If you’re having guests for the holiday, the stress level is higher. You might worry that your lack of turkey will leave everyone pitifully hungry. You might also hope your lack of ham will not leave the potatoes feeling neglected, or that your guests will think Thanksgiving without turkey isn’t Thanksgiving. But a Thanksgiving meal can be satisfying without a turkey as the focus of the meal. Eating vegan comes from concerns about health or the environment, but it’s not a political issue, but a lifestyle choice. It’s also about kindness and compassion for all creatures.
Fortunately, there are plenty of delicious dishes people have been preparing for centuries that are vegan-friendly and festively appropriate. These vegan Thanksgiving recipes are appetizing, nutritious, and healthy. Even non-vegans can appreciate plant-based offerings. So, if you’re preparing a vegan Thanksgiving dinner, you’re giving others a taste of what it’s like to eat a plant-based diet. You may even get some converts!
What to Eat for Vegan Thanksgiving
One option is to buy a plant-based turkey substitute. One of the most popular is a veggie roast, like Tofurkey or Field Roast. For example, Field Roast is available in the frozen food section of some supermarkets and is stuffing encased in seasoned plant-based “meat.” It even comes with a gravy mix you can whip up in minutes to complement your non-turkey “turkey.”
If you don’t like the idea of using a dry powder, you can also serve Field Roast with mushroom gravy. It’s dressy enough to use as a Thanksgiving centerpiece, the same way people serve turkey at Thanksgiving. Simply place it in a beautiful pan in the center of the table and surround it with roasted vegetables.
Whether you serve a turkey substitute, like Field Roast, or not, there are other delicious plant-based foods that capture the flavor of Thanksgiving. How about pumpkin squash casseroles, pumpkin seed bread, bean soups, green salads with roasted vegetables and garlicky greens, black-eyed peas, and brown rice? Don’t forget the stuffing!
Another healthy Thanksgiving favorite is in the cruciferous vegetable family, and it’s Brussels sprouts. Roast them with olive oil or vegan “butter” and garlic cloves, and you have an unforgettable Thanksgiving side dish. For extra protein, serve a seasoned whole grain, like quinoa, with a sauce and a sprinkling of nuts. Make sure no one on your guest list is allergic to nuts though. If so, leave them off.

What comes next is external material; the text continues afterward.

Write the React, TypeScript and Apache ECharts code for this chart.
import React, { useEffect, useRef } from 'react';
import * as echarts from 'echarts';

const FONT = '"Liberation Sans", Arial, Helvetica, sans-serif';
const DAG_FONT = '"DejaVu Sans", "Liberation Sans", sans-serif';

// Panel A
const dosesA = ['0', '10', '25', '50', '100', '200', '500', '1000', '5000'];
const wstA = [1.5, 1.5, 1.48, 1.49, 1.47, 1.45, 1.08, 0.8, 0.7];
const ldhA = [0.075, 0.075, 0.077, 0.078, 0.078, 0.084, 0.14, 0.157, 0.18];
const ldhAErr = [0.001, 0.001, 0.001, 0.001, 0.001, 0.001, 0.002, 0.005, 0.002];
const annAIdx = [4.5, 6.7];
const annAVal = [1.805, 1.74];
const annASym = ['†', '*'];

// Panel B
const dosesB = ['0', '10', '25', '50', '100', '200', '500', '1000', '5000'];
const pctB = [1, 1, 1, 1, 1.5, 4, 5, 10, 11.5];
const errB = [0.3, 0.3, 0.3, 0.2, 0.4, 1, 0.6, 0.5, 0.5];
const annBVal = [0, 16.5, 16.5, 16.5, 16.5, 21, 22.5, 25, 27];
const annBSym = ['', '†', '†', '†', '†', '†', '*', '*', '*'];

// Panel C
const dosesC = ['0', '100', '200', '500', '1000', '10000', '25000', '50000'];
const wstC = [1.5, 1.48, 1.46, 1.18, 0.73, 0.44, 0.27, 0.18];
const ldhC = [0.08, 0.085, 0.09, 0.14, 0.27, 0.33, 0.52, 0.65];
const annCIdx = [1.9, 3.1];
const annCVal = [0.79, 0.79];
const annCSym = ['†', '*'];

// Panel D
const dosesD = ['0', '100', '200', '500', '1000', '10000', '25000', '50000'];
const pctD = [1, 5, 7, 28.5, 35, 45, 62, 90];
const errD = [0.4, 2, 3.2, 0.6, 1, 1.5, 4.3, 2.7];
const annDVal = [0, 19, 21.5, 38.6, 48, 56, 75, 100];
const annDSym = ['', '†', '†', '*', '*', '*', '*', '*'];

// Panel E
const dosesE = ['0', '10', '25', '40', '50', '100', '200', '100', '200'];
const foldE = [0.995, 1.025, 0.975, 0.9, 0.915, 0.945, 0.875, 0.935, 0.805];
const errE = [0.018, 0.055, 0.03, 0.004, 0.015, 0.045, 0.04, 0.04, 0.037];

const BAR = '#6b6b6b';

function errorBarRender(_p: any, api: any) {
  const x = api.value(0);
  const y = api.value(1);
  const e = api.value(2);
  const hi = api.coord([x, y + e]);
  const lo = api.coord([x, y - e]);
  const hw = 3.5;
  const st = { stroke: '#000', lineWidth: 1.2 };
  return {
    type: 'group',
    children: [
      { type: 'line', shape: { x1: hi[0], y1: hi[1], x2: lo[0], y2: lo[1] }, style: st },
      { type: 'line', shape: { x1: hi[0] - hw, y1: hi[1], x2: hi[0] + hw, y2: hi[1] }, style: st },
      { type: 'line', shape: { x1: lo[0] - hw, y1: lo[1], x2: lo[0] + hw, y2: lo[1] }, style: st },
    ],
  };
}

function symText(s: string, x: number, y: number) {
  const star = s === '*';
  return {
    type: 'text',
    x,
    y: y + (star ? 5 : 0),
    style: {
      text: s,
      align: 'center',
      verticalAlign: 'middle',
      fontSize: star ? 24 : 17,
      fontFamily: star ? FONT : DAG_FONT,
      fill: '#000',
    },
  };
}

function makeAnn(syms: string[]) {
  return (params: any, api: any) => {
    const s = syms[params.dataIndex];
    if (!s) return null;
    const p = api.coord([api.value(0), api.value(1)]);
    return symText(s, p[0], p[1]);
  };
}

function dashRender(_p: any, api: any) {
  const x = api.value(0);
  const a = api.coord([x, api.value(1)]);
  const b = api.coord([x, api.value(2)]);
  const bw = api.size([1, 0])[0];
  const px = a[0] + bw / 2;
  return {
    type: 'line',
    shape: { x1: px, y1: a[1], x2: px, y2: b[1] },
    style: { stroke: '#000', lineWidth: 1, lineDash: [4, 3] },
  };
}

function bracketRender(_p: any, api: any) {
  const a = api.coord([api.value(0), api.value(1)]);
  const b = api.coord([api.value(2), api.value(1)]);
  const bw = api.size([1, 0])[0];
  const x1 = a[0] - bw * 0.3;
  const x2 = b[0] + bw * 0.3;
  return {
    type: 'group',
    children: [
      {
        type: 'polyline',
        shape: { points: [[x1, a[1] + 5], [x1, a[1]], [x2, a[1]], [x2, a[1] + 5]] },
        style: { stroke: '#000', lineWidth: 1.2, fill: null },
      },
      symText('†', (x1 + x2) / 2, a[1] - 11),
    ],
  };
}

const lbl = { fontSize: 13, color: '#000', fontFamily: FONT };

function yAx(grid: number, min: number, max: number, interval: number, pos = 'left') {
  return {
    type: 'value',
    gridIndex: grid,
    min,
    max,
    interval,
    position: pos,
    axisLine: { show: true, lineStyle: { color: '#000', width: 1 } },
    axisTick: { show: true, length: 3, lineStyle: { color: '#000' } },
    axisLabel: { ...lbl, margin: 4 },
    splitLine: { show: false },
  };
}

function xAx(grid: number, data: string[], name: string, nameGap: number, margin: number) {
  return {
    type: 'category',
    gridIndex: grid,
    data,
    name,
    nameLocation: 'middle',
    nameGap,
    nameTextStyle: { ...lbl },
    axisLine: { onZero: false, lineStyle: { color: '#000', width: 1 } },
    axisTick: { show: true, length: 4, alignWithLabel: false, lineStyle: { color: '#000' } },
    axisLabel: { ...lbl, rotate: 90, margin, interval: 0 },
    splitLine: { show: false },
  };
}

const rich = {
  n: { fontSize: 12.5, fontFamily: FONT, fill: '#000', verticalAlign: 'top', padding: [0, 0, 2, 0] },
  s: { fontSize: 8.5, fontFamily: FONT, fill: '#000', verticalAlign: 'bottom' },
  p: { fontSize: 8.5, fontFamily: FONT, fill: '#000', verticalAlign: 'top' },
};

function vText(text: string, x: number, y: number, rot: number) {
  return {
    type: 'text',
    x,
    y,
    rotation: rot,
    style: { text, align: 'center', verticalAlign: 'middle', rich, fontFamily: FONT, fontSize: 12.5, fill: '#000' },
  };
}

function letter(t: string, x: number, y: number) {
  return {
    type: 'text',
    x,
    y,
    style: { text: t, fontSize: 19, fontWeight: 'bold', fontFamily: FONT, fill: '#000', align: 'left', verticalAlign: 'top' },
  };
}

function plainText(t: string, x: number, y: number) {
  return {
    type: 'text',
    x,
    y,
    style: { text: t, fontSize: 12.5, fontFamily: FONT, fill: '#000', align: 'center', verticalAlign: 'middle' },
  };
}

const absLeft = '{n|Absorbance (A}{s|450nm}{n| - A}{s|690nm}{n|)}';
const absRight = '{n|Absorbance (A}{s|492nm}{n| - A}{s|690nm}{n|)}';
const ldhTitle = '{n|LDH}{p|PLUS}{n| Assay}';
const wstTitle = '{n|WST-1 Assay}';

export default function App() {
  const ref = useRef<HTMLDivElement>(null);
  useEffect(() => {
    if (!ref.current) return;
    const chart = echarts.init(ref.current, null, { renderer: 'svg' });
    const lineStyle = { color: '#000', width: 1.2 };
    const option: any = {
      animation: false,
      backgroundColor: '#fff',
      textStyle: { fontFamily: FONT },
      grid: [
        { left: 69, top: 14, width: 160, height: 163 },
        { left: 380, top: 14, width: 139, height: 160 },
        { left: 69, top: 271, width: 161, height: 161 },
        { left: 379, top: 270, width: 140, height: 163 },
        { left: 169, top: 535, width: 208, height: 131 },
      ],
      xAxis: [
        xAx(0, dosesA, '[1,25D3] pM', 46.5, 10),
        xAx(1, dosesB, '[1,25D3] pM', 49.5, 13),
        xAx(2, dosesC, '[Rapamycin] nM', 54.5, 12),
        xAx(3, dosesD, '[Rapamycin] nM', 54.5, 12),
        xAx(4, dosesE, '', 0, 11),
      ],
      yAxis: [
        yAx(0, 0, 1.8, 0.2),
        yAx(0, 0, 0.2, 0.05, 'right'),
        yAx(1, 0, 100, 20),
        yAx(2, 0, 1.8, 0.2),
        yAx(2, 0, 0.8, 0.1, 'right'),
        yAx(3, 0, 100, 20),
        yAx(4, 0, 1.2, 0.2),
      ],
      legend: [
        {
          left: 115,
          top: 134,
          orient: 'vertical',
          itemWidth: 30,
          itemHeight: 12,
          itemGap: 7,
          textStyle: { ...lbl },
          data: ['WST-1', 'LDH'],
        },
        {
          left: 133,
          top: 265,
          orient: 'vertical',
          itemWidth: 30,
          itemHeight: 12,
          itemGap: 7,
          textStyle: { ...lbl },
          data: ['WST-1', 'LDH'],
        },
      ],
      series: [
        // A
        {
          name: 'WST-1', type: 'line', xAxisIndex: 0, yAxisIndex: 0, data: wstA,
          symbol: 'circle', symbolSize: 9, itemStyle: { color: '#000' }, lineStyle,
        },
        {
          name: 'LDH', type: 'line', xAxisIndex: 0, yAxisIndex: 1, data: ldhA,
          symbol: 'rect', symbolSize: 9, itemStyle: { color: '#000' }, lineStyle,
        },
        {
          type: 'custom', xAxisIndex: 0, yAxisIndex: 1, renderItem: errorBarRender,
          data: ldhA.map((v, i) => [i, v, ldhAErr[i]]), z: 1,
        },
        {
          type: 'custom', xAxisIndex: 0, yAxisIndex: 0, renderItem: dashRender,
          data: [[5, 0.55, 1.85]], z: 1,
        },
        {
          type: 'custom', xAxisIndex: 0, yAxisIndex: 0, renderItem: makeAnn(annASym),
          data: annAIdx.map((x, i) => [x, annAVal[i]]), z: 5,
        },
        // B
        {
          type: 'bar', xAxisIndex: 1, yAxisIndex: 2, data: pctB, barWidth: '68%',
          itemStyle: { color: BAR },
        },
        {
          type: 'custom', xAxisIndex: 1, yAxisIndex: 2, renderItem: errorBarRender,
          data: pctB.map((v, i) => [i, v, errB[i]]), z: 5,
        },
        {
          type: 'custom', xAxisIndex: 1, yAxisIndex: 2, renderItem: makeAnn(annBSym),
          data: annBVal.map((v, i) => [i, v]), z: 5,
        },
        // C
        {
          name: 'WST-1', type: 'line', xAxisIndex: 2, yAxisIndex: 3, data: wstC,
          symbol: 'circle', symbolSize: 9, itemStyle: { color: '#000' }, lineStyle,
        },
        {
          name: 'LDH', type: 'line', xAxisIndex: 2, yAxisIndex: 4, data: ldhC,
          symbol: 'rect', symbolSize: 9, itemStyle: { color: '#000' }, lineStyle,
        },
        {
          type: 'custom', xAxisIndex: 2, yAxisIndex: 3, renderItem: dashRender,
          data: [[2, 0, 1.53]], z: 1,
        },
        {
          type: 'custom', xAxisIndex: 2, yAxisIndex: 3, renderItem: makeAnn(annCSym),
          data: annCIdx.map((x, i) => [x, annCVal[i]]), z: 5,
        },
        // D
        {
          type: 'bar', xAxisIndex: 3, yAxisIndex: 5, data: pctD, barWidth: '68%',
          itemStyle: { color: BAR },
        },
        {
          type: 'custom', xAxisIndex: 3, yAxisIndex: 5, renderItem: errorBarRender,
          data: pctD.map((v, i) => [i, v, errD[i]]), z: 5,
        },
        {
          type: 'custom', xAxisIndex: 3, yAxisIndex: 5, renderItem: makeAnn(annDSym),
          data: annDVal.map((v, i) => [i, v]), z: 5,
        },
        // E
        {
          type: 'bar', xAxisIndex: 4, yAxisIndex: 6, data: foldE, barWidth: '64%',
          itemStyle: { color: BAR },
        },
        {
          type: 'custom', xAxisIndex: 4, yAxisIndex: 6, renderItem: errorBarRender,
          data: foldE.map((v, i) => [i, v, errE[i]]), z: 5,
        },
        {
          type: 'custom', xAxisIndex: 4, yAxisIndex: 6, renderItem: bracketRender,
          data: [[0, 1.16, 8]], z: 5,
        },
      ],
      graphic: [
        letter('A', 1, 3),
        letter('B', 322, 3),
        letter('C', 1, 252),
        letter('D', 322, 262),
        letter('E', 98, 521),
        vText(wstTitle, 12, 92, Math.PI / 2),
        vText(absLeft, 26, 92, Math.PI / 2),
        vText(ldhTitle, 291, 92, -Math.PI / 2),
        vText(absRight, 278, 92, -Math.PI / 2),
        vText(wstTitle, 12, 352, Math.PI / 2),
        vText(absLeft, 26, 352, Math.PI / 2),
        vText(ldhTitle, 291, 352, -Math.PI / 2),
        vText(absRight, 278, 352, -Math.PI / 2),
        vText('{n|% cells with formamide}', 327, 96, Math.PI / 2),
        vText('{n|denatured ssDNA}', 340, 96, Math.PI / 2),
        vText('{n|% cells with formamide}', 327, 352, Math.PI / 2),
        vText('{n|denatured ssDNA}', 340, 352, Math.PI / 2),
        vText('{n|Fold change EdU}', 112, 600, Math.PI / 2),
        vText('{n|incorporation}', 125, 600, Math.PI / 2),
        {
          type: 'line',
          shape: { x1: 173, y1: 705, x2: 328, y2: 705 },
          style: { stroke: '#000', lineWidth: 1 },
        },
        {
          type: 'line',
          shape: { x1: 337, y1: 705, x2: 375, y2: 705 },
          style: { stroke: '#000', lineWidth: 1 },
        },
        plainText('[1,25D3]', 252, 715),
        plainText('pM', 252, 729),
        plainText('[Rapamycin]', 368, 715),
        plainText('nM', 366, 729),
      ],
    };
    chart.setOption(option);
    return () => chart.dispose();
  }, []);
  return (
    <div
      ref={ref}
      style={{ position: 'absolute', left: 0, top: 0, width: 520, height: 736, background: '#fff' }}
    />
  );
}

Plant-Based Diets Differ Come in Different Flavors
If you’re having guests for Thanksgiving who eat a plant-based diet, what they eat and don’t eat may vary. Some may be vegetarians who eat egg and dairy (ovo-lacto vegetarian) or eat one or the other or neither. If they eat neither, they’re eating the equivalent of a vegan diet, since a vegan diet does not use animal products, like meats, eggs, or dairy. If you’re not sure, it’s safest to keep the meal all vegan and veggie-focused. By serving an array of vegetables and salads, you’ll fill your guests up in a healthy way.

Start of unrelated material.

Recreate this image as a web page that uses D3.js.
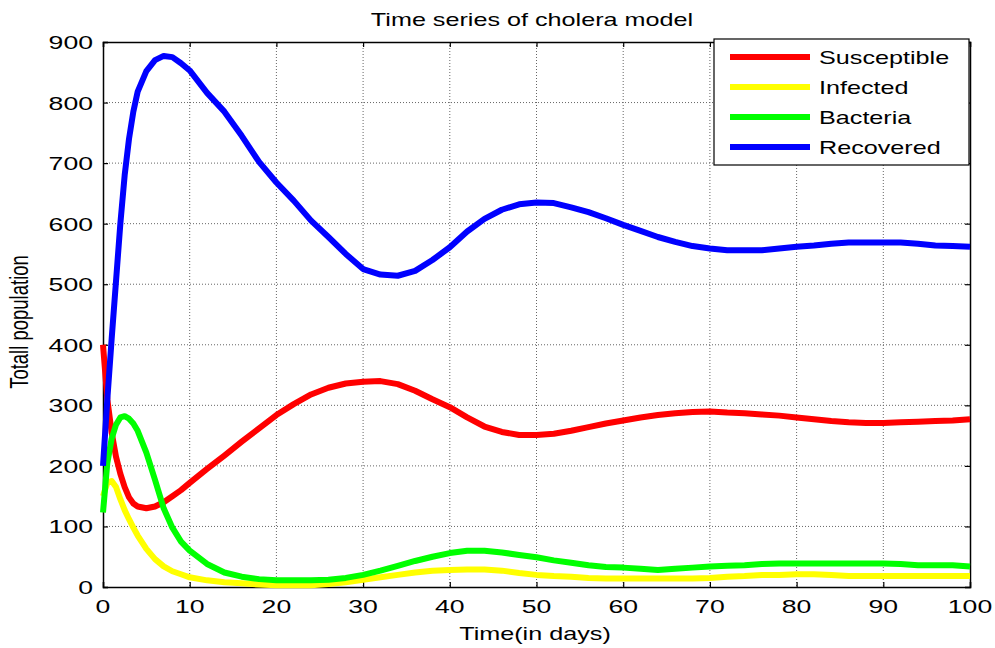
<!DOCTYPE html>
<html>
<head>
<meta charset="utf-8">
<script src="https://cdn.jsdelivr.net/npm/d3@7"></script>
<style>
  body { margin: 0; background: #fff; }
  text { font-family: "Liberation Sans", Arial, sans-serif; fill: #000; }
</style>
</head>
<body>
<script>
// time points (days)
var days = [0,0.5,1,1.5,2,2.5,3,3.5,4,5,6,7,8,9,10,12,14,16,18,20,22,24,26,28,30,32,34,36,38,40,42,44,46,48,50,52,54,56,58,60,62,64,66,68,70,72,74,76,78,80,82,84,86,88,90,92,94,96,98,100];

var susceptible = [400,310,255,215,187,165,148,138,133,130,133,140,150,160,172,195,217,240,262,284,302,318,329,336,339,340,335,324,310,297,280,265,256,251,251,253,258,264,270,275,280,284,287,289,290,288,287,285,283,280,277,274,272,271,271,272,273,274,275,277];
var infected = [150,172,175,165,145,127,112,98,85,63,46,34,26,21,16,11,8,6,4,3,3,3,5,8,12,16,20,24,27,28,29,29,27,23,20,18,17,15,14,14,14,14,14,14,15,17,18,20,20,21,21,20,18,18,18,18,18,18,18,18];
var bacteria = [123,205,245,268,280,282,278,270,258,222,177,130,98,75,60,38,24,17,13,11,11,11,12,15,20,27,35,43,50,56,60,60,57,53,49,44,40,36,33,32,30,28,30,32,34,35,36,38,39,39,39,39,39,39,39,38,36,36,36,34];
var recovered = [200,310,410,505,600,680,740,785,818,852,870,877,875,865,853,816,785,745,702,668,638,605,578,550,525,516,514,522,540,561,587,608,623,632,635,634,627,619,609,598,588,578,570,563,559,556,556,556,559,562,564,567,569,569,569,569,567,564,563,562];

var seriesNames = ["Susceptible", "Infected", "Bacteria", "Recovered"];
var seriesColors = ["#ff0000", "#ffff00", "#00ff00", "#0000ff"];
var seriesValues = [susceptible, infected, bacteria, recovered];

var xTicks = [0,10,20,30,40,50,60,70,80,90,100];
var yTicks = [0,100,200,300,400,500,600,700,800,900];

var W = 995, H = 648;
var pLeft = 103, pRight = 970, pTop = 42, pBottom = 587;
var sx = 1.4; // horizontal stretch of the original picture

var svg = d3.select("body").append("svg")
  .attr("width", W).attr("height", H);

var x = d3.scaleLinear().domain([0, 100]).range([pLeft, pRight]);
var y = d3.scaleLinear().domain([0, 900]).range([pBottom, pTop]);

// grid
svg.append("g").selectAll("line").data(xTicks.slice(1, -1)).enter().append("line")
  .attr("x1", d => x(d)).attr("x2", d => x(d))
  .attr("y1", pTop).attr("y2", pBottom)
  .attr("stroke", "#666").attr("stroke-width", 1).attr("stroke-dasharray", "1,2");
svg.append("g").selectAll("line").data(yTicks.slice(1, -1)).enter().append("line")
  .attr("x1", pLeft).attr("x2", pRight)
  .attr("y1", d => y(d)).attr("y2", d => y(d))
  .attr("stroke", "#666").attr("stroke-width", 1).attr("stroke-dasharray", "1,2");

// axes, ticks pointing inward on all four sides
var axB = d3.axisBottom(x).tickValues(xTicks).tickSize(-5).tickFormat("");
var axT = d3.axisTop(x).tickValues(xTicks).tickSize(-5).tickFormat("");
var axL = d3.axisLeft(y).tickValues(yTicks).tickSize(-5).tickFormat("");
var axR = d3.axisRight(y).tickValues(yTicks).tickSize(-5).tickFormat("");
svg.append("g").attr("transform", "translate(0," + pBottom + ")").call(axB);
svg.append("g").attr("transform", "translate(0," + pTop + ")").call(axT);
svg.append("g").attr("transform", "translate(" + pLeft + ",0)").call(axL);
svg.append("g").attr("transform", "translate(" + pRight + ",0)").call(axR);
svg.selectAll(".domain").attr("stroke", "#000").attr("stroke-width", 1.5);
svg.selectAll(".tick line").attr("stroke", "#000").attr("stroke-width", 1.2);

// tick labels
svg.append("g").selectAll("text").data(xTicks).enter().append("text")
  .attr("transform", d => "translate(" + x(d) + "," + 613 + ") scale(" + sx + ",1)")
  .attr("text-anchor", "middle").attr("font-size", 19)
  .text(d => d);
svg.append("g").selectAll("text").data(yTicks).enter().append("text")
  .attr("transform", d => "translate(" + 93 + "," + (y(d) + 7) + ") scale(" + sx + ",1)")
  .attr("text-anchor", "end").attr("font-size", 19)
  .text(d => d);

// lines
var line = d3.line().x((d, i) => x(days[i])).y(d => y(d));
seriesValues.forEach(function(vals, k) {
  svg.append("path")
    .datum(vals)
    .attr("d", line)
    .attr("fill", "none")
    .attr("stroke", seriesColors[k])
    .attr("stroke-width", 6)
    .attr("stroke-linejoin", "round");
});

// title and labels
svg.append("text")
  .attr("transform", "translate(" + 532 + ",26) scale(" + sx + ",1)")
  .attr("text-anchor", "middle").attr("font-size", 18)
  .text("Time series of cholera model");
svg.append("text")
  .attr("transform", "translate(" + 535 + ",640) scale(" + sx + ",1)")
  .attr("text-anchor", "middle").attr("font-size", 18)
  .text("Time(in days)");
svg.append("text")
  .attr("transform", "translate(28," + 322 + ") rotate(-90) scale(1," + sx + ")")
  .attr("text-anchor", "middle").attr("font-size", 18.5)
  .text("Totall population");

// legend
var lg = svg.append("g");
lg.append("rect")
  .attr("x", 714).attr("y", 39).attr("width", 255).attr("height", 126)
  .attr("fill", "#fff").attr("stroke", "#000").attr("stroke-width", 1.2);
var rowY = d3.scalePoint().domain(seriesNames).range([57, 147]);
seriesNames.forEach(function(name, k) {
  lg.append("line")
    .attr("x1", 730).attr("x2", 810)
    .attr("y1", rowY(name)).attr("y2", rowY(name))
    .attr("stroke", seriesColors[k]).attr("stroke-width", 6);
  lg.append("text")
    .attr("transform", "translate(819," + (rowY(name) + 6.5) + ") scale(" + sx + ",1)")
    .attr("font-size", 18)
    .text(name);
});
</script>
</body>
</html>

Vegan Thanksgiving Dessert
After a veggie-centric meal, you don’t have to feel guilty about eating dessert. Your guests will appreciate a little sweet, and two favorites for creating desserts that befit Thanksgiving are pumpkin and squash. How about pumpkin pie with maple frosting or pumpkin chocolate chip waffles? Another sweet and decadent option is vegan pecan pie. You can find various recipes for this Thanksgiving favorite that use no dairy or eggs.

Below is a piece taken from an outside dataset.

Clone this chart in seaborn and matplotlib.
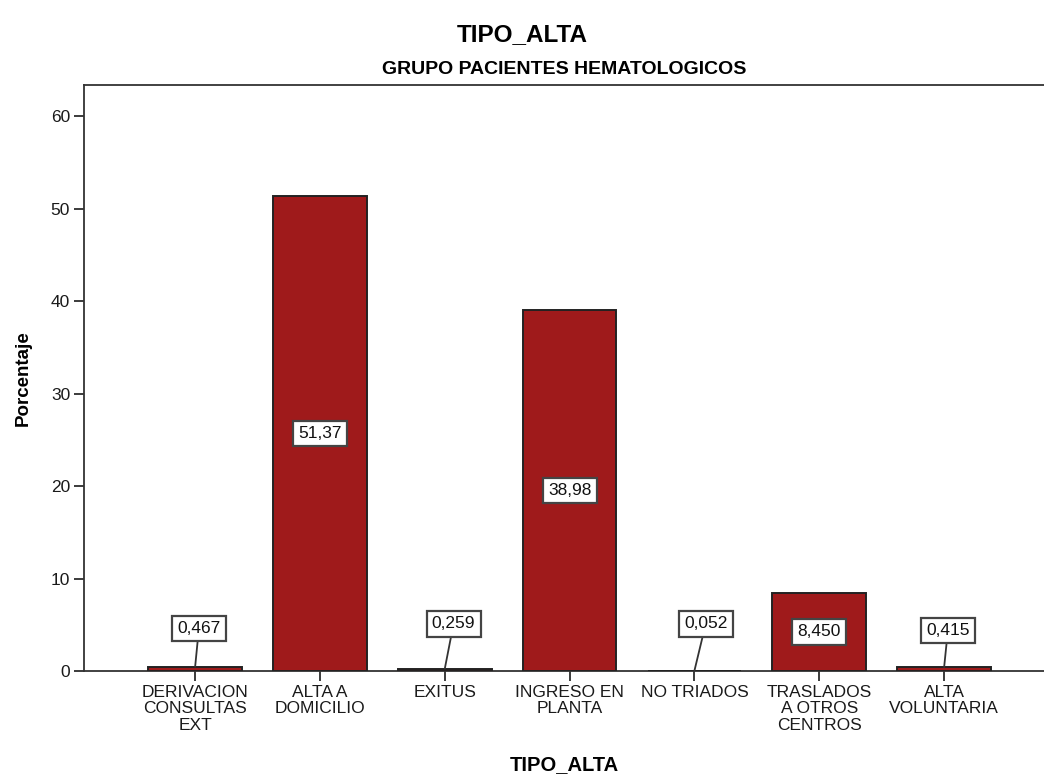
import matplotlib
matplotlib.use("Agg")
import matplotlib.pyplot as plt
import seaborn as sns
import pandas as pd

# Discharge type distribution, haematology patients (percent)
categories = [
    "DERIVACION\nCONSULTAS\nEXT",
    "ALTA A\nDOMICILIO",
    "EXITUS",
    "INGRESO EN\nPLANTA",
    "NO TRIADOS",
    "TRASLADOS\nA OTROS\nCENTROS",
    "ALTA\nVOLUNTARIA",
]
percentages = [0.467, 51.37, 0.259, 38.98, 0.052, 8.450, 0.415]
value_labels = ["0,467", "51,37", "0,259", "38,98", "0,052", "8,450", "0,415"]
y_ticks = [0, 10, 20, 30, 40, 50, 60]

sns.set_theme(style="white")
plt.rcParams["font.family"] = ["Liberation Sans", "DejaVu Sans"]
plt.rcParams["text.color"] = "black"

df = pd.DataFrame({"TIPO_ALTA": categories, "Porcentaje": percentages})

fig = plt.figure(figsize=(10.44, 7.78), dpi=100)
ax = fig.add_axes([0.0805, 0.1375, 0.9195, 0.7532])

bar_color = "#9f1a1b"
sns.barplot(data=df, x="TIPO_ALTA", y="Porcentaje", color=bar_color,
            saturation=1, width=0.75, edgecolor="#222222", linewidth=1.4,
            ax=ax, zorder=3)

ax.set_xlim(-0.89, 6.80)
ax.set_ylim(0, 63.35)
ax.set_yticks(y_ticks)
ax.set_yticklabels([str(t) for t in y_ticks], fontsize=12.5, color="#1a1a1a")
ax.tick_params(axis="x", labelsize=12.5, colors="#1a1a1a", length=7,
               width=1.2, direction="out", bottom=True, pad=3)
ax.tick_params(axis="y", length=7, width=1.2, direction="out", left=True,
               colors="#1a1a1a", pad=3)
for lbl in ax.get_xticklabels():
    lbl.set_linespacing(1.12)

for side in ["left", "bottom", "top"]:
    ax.spines[side].set_visible(True)
    ax.spines[side].set_color("#333333")
    ax.spines[side].set_linewidth(1.3)
ax.spines["right"].set_visible(False)

ax.set_xlabel("TIPO_ALTA", fontsize=14.5, fontweight="bold", labelpad=16,
              color="black")
ax.set_ylabel("Porcentaje", fontsize=13.5, fontweight="bold", labelpad=14,
              color="black")

fig.text(0.5, 0.956, "TIPO_ALTA", ha="center", va="center",
         fontsize=17.5, fontweight="bold", color="black")
ax.set_title("GRUPO PACIENTES HEMATOLOGICOS", fontsize=14,
             fontweight="bold", pad=8, color="black")

box = dict(boxstyle="square,pad=0.3", facecolor="white",
           edgecolor="#444444", linewidth=1.6)
# small bars get an offset callout with a leader line
small_dx = [0.03, 0.07, 0.09, 0.03]
small_y = [4.6, 5.1, 5.1, 4.4]
k = 0
for i, (v, lab) in enumerate(zip(percentages, value_labels)):
    if v > 5:
        ax.text(i, v / 2, lab, ha="center", va="center", fontsize=12.5,
                bbox=box, zorder=4, color="#111111")
    else:
        ax.annotate(lab, xy=(i, v), xytext=(i + small_dx[k], small_y[k]),
                    ha="center", va="center", fontsize=12.5, bbox=box,
                    color="#111111",
                    arrowprops=dict(arrowstyle="-", color="#333333",
                                    lw=1.3, shrinkA=0, shrinkB=0),
                    zorder=4)
        k += 1

fig.savefig("out.png", dpi=100)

Enjoy these sweet meal finishers with coffee and coconut milk creamer. Then, linger at the table and remember all you have to be thankful for. That’s the true spirit of Thanksgiving!
There’s no reason even non-vegans can’t enjoy a “turkey-less Thanksgiving.” If you wow guests with a multitude of veggies, including roasted ones, salads, whole grains, and Field Roast, they’ll want to come back next year.